SHORT EXERCISE =
Reproduce the listing word for word, leaving every picture behind.

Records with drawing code
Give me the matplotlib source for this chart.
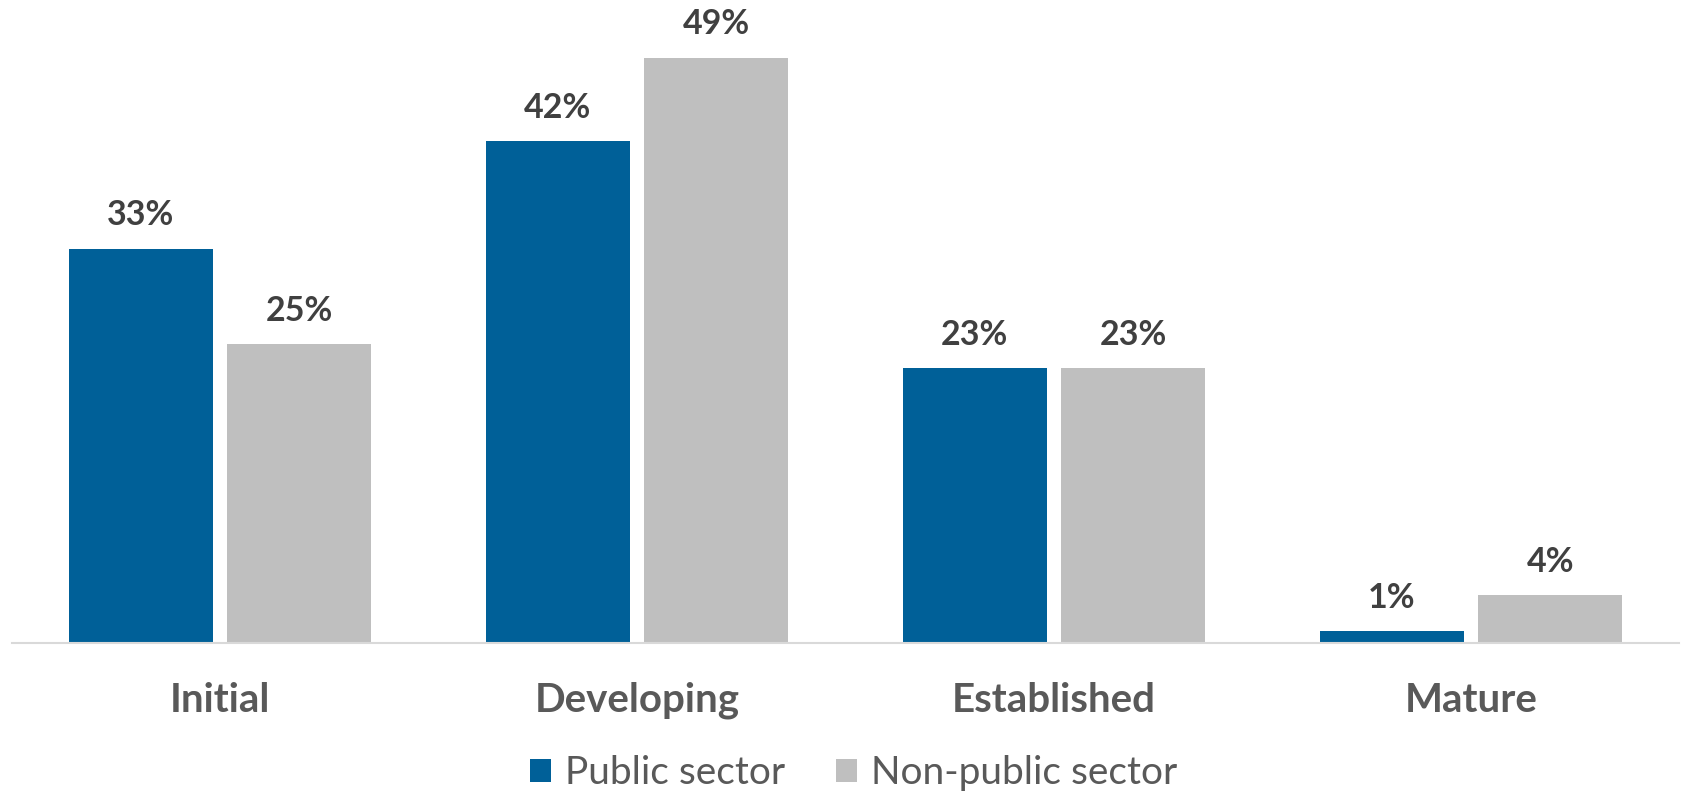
import matplotlib
matplotlib.use("Agg")
import matplotlib.pyplot as plt
from matplotlib.patches import Patch
import numpy as np

categories = ["Initial", "Developing", "Established", "Mature"]
public_sector = [33, 42, 23, 1]
non_public_sector = [25, 49, 23, 4]
series_names = ["Public sector", "Non-public sector"]

BLUE = "#006098"
GRAY = "#BFBFBF"
VALUE_COLOR = "#404040"
LABEL_COLOR = "#595959"
FONT = ["Lato", "DejaVu Sans"]

W, H = 1683, 793
fig = plt.figure(figsize=(W / 100, H / 100), dpi=100)
ax = fig.add_axes([11.5 / W, 150 / H, 1668 / W, 645 / H])

x = np.arange(len(categories))
width = 0.345
offset = 0.19

b1 = ax.bar(x - offset, public_sector, width, color=BLUE, label=series_names[0])
b2 = ax.bar(x + offset, non_public_sector, width, color=GRAY, label=series_names[1])

for bars in (b1, b2):
    ax.bar_label(bars, labels=[f"{v}%" for v in bars.datavalues], padding=12.5,
                 fontsize=24.5, fontweight="bold", color=VALUE_COLOR, family=FONT)

ax.set_xlim(-0.5, len(categories) - 0.5)
ax.set_ylim(0, 54)
ax.set_yticks([])
ax.set_xticks(x)
ax.set_xticklabels(categories, fontsize=29, fontweight="bold", color=LABEL_COLOR, family=FONT)
ax.tick_params(axis="x", length=0, pad=28)

for side in ("top", "right", "left"):
    ax.spines[side].set_visible(False)
ax.spines["bottom"].set_color("#D9D9D9")
ax.spines["bottom"].set_linewidth(1.5)

handles = [Patch(facecolor=BLUE), Patch(facecolor=GRAY)]
leg = fig.legend(handles, series_names, loc="center", bbox_to_anchor=(853.5 / W, 20 / H),
                 ncol=2, frameon=False, handlelength=0.55, handleheight=0.55,
                 handletextpad=0.35, columnspacing=1.3,
                 prop={"family": FONT, "size": 28})
for t in leg.get_texts():
    t.set_color(LABEL_COLOR)

fig.savefig("out.png", dpi=100)
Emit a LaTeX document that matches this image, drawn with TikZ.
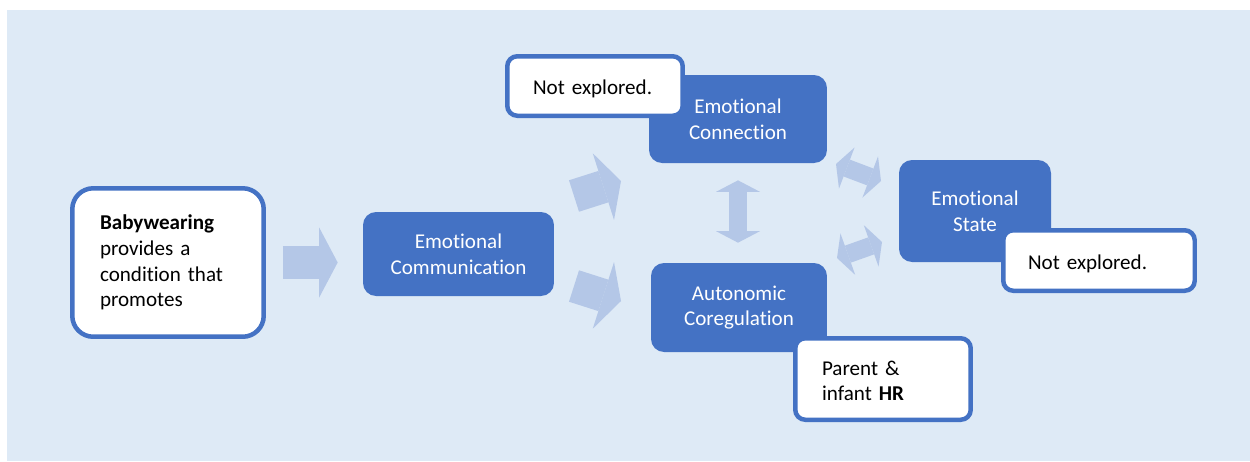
\documentclass[tikz,border=0pt]{standalone}
\usepackage{fontspec}
\setmainfont{Carlito}[Ligatures=NoCommon]
\usepackage{tikz}
\usetikzlibrary{arrows.meta}
\definecolor{BoxBlue}{HTML}{4472C4}
\definecolor{ArrowBlue}{HTML}{B4C7E7}
\definecolor{PanelBlue}{HTML}{DEEAF6}

\begin{document}
\begin{tikzpicture}[x=0.02cm, y=-0.02cm,
    font=\fontsize{12pt}{14.6pt}\selectfont,
    stage/.style={fill=BoxBlue, rounded corners=0.26cm, text=white,
      align=center, inner sep=0pt},
    note/.style={fill=white, draw=BoxBlue, line width=0.09cm,
      rounded corners=0.2cm, align=left, inner sep=0pt, text=black},
    blockarrow/.style={ArrowBlue, line width=0.66cm,
      -{Triangle[length=0.37cm, width=1.4cm, line width=0pt]}},
    linkarrow/.style={ArrowBlue, line width=0.36cm,
      {Triangle[length=0.23cm, width=0.88cm, line width=0pt]}-{Triangle[length=0.23cm, width=0.88cm, line width=0pt]}}]
  \useasboundingbox (0,0) rectangle (1250,461);
  \fill[PanelBlue] (7,10) rectangle (1250,461);

  % starting condition
  \node[note, rounded corners=0.42cm, minimum width=3.83cm, minimum height=2.97cm,
    text width=2.72cm] (bw) at (168,262.5)
    {\textbf{Babywearing}\\provides a\\condition that\\promotes};

  % pathway stages
  \node[stage, minimum width=3.82cm, minimum height=1.68cm] (comm) at (458.5,254)
    {Emotional\\Communication};
  \node[stage, minimum width=3.56cm, minimum height=1.76cm] (conn) at (738,119)
    {Emotional\\Connection};
  \node[stage, minimum width=3.52cm, minimum height=1.78cm] (auto) at (739,307.5)
    {Autonomic\\Coregulation};
  \node[stage, minimum width=3.04cm, minimum height=2.04cm] (state) at (975,211)
    {Emotional\\State};

  % arrow ends between the stages
  \coordinate (cu0) at (574,196);
  \coordinate (cu1) at (621,181);
  \coordinate (cl0) at (574,286);
  \coordinate (cl1) at (621,301);
  \coordinate (su0) at (836,164);
  \coordinate (su1) at (881,181);
  \coordinate (sl0) at (837,258);
  \coordinate (sl1) at (882,242);

  \draw[blockarrow, shorten <=0.34cm, shorten >=0.5cm]
    (bw.east) -- (bw.east -| comm.west);
  \draw[blockarrow] (cu0) -- (cu1);
  \draw[blockarrow] (cl0) -- (cl1);
  \draw[linkarrow, shorten <=0.34cm, shorten >=0.4cm]
    (conn.south) -- (conn.south |- auto.north);
  \draw[linkarrow] (su0) -- (su1);
  \draw[linkarrow] (sl0) -- (sl1);

  % measures (text sits a little low in the box)
  \node[note, minimum width=3.51cm, minimum height=1.19cm, text width=2.48cm]
    (connnote) at (595,86)
    {\raisebox{0pt}[\dimexpr\height+3.5pt][\depth]{Not explored.}};
  \node[note, minimum width=3.83cm, minimum height=1.21cm, text width=2.84cm]
    (statenote) at (1099,260.5)
    {\raisebox{0pt}[\dimexpr\height+3.5pt][\depth]{Not explored.}};
  \node[note, minimum width=3.51cm, minimum height=1.63cm, text width=2.44cm]
    (autonote) at (883,379)
    {\raisebox{0pt}[\dimexpr\height+2pt][\depth]{Parent \&}\\infant \textbf{HR}};
\end{tikzpicture}
\end{document}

RESPONSE TO THE EXERCISE =
Give me the matplotlib source for this chart.
import matplotlib
matplotlib.use("Agg")
import matplotlib.pyplot as plt
from matplotlib.patches import Patch
import numpy as np

categories = ["Initial", "Developing", "Established", "Mature"]
public_sector = [33, 42, 23, 1]
non_public_sector = [25, 49, 23, 4]
series_names = ["Public sector", "Non-public sector"]

BLUE = "#006098"
GRAY = "#BFBFBF"
VALUE_COLOR = "#404040"
LABEL_COLOR = "#595959"
FONT = ["Lato", "DejaVu Sans"]

W, H = 1683, 793
fig = plt.figure(figsize=(W / 100, H / 100), dpi=100)
ax = fig.add_axes([11.5 / W, 150 / H, 1668 / W, 645 / H])

x = np.arange(len(categories))
width = 0.345
offset = 0.19

b1 = ax.bar(x - offset, public_sector, width, color=BLUE, label=series_names[0])
b2 = ax.bar(x + offset, non_public_sector, width, color=GRAY, label=series_names[1])

for bars in (b1, b2):
    ax.bar_label(bars, labels=[f"{v}%" for v in bars.datavalues], padding=12.5,
                 fontsize=24.5, fontweight="bold", color=VALUE_COLOR, family=FONT)

ax.set_xlim(-0.5, len(categories) - 0.5)
ax.set_ylim(0, 54)
ax.set_yticks([])
ax.set_xticks(x)
ax.set_xticklabels(categories, fontsize=29, fontweight="bold", color=LABEL_COLOR, family=FONT)
ax.tick_params(axis="x", length=0, pad=28)

for side in ("top", "right", "left"):
    ax.spines[side].set_visible(False)
ax.spines["bottom"].set_color("#D9D9D9")
ax.spines["bottom"].set_linewidth(1.5)

handles = [Patch(facecolor=BLUE), Patch(facecolor=GRAY)]
leg = fig.legend(handles, series_names, loc="center", bbox_to_anchor=(853.5 / W, 20 / H),
                 ncol=2, frameon=False, handlelength=0.55, handleheight=0.55,
                 handletextpad=0.35, columnspacing=1.3,
                 prop={"family": FONT, "size": 28})
for t in leg.get_texts():
    t.set_color(LABEL_COLOR)

fig.savefig("out.png", dpi=100)
Emit a LaTeX document that matches this image, drawn with TikZ.
\documentclass[tikz,border=0pt]{standalone}
\usepackage{fontspec}
\setmainfont{Carlito}[Ligatures=NoCommon]
\usepackage{tikz}
\usetikzlibrary{arrows.meta}
\definecolor{BoxBlue}{HTML}{4472C4}
\definecolor{ArrowBlue}{HTML}{B4C7E7}
\definecolor{PanelBlue}{HTML}{DEEAF6}

\begin{document}
\begin{tikzpicture}[x=0.02cm, y=-0.02cm,
    font=\fontsize{12pt}{14.6pt}\selectfont,
    stage/.style={fill=BoxBlue, rounded corners=0.26cm, text=white,
      align=center, inner sep=0pt},
    note/.style={fill=white, draw=BoxBlue, line width=0.09cm,
      rounded corners=0.2cm, align=left, inner sep=0pt, text=black},
    blockarrow/.style={ArrowBlue, line width=0.66cm,
      -{Triangle[length=0.37cm, width=1.4cm, line width=0pt]}},
    linkarrow/.style={ArrowBlue, line width=0.36cm,
      {Triangle[length=0.23cm, width=0.88cm, line width=0pt]}-{Triangle[length=0.23cm, width=0.88cm, line width=0pt]}}]
  \useasboundingbox (0,0) rectangle (1250,461);
  \fill[PanelBlue] (7,10) rectangle (1250,461);

  % starting condition
  \node[note, rounded corners=0.42cm, minimum width=3.83cm, minimum height=2.97cm,
    text width=2.72cm] (bw) at (168,262.5)
    {\textbf{Babywearing}\\provides a\\condition that\\promotes};

  % pathway stages
  \node[stage, minimum width=3.82cm, minimum height=1.68cm] (comm) at (458.5,254)
    {Emotional\\Communication};
  \node[stage, minimum width=3.56cm, minimum height=1.76cm] (conn) at (738,119)
    {Emotional\\Connection};
  \node[stage, minimum width=3.52cm, minimum height=1.78cm] (auto) at (739,307.5)
    {Autonomic\\Coregulation};
  \node[stage, minimum width=3.04cm, minimum height=2.04cm] (state) at (975,211)
    {Emotional\\State};

  % arrow ends between the stages
  \coordinate (cu0) at (574,196);
  \coordinate (cu1) at (621,181);
  \coordinate (cl0) at (574,286);
  \coordinate (cl1) at (621,301);
  \coordinate (su0) at (836,164);
  \coordinate (su1) at (881,181);
  \coordinate (sl0) at (837,258);
  \coordinate (sl1) at (882,242);

  \draw[blockarrow, shorten <=0.34cm, shorten >=0.5cm]
    (bw.east) -- (bw.east -| comm.west);
  \draw[blockarrow] (cu0) -- (cu1);
  \draw[blockarrow] (cl0) -- (cl1);
  \draw[linkarrow, shorten <=0.34cm, shorten >=0.4cm]
    (conn.south) -- (conn.south |- auto.north);
  \draw[linkarrow] (su0) -- (su1);
  \draw[linkarrow] (sl0) -- (sl1);

  % measures (text sits a little low in the box)
  \node[note, minimum width=3.51cm, minimum height=1.19cm, text width=2.48cm]
    (connnote) at (595,86)
    {\raisebox{0pt}[\dimexpr\height+3.5pt][\depth]{Not explored.}};
  \node[note, minimum width=3.83cm, minimum height=1.21cm, text width=2.84cm]
    (statenote) at (1099,260.5)
    {\raisebox{0pt}[\dimexpr\height+3.5pt][\depth]{Not explored.}};
  \node[note, minimum width=3.51cm, minimum height=1.63cm, text width=2.44cm]
    (autonote) at (883,379)
    {\raisebox{0pt}[\dimexpr\height+2pt][\depth]{Parent \&}\\infant \textbf{HR}};
\end{tikzpicture}
\end{document}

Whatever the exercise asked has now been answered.